The current division factor is slightly greater than the shielding ratio of the grid. If grid current curves are available for a tube, it is easy to determine its value from them.

Unfortunately this tidy formula only gives the value for the primary current. Once the grid is more positive than the plate, secondary emission will start to occur, resulting in a secondary current flow from the plate to the grid and reducing the effective grid current. This is, for all practical purposes, unpredictable. Depending on the tube, the secondary current may even exceed the primary current, typically at around 30-50V, resulting in a second stable voltage for a disconnected grid at the point where the primary and secondary currents exactly balance.

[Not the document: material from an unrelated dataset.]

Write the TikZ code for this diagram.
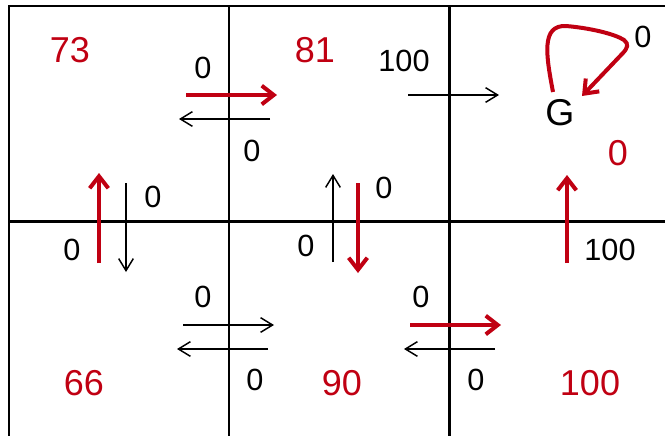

Positive grid current results in heating of the grid, for the same reason that the plate gets hot (i.e. due to the kinetic energy of the arriving electrons). Small tubes are not generally designed for this, but power tubes and especially tubes designed for positive grid operation have substantial dissipators attached to the grid structure. Overheating of the grid is bad for two reasons. Firstly, since it is not designed to run at a high temperature, it does not have any way to retain its tension as the metal expands. This results in changing geometry and in the worst case melting or a short to the cathode, which is instant death. Secondly, the grid is generally contaminated by oxide from the cathode, and if it gets hot then it will start to emit electrons like the cathode, resulting in a substantial secondary current.

I'm struggling with seeing how the plate getting hot would cause the control grid to get hot.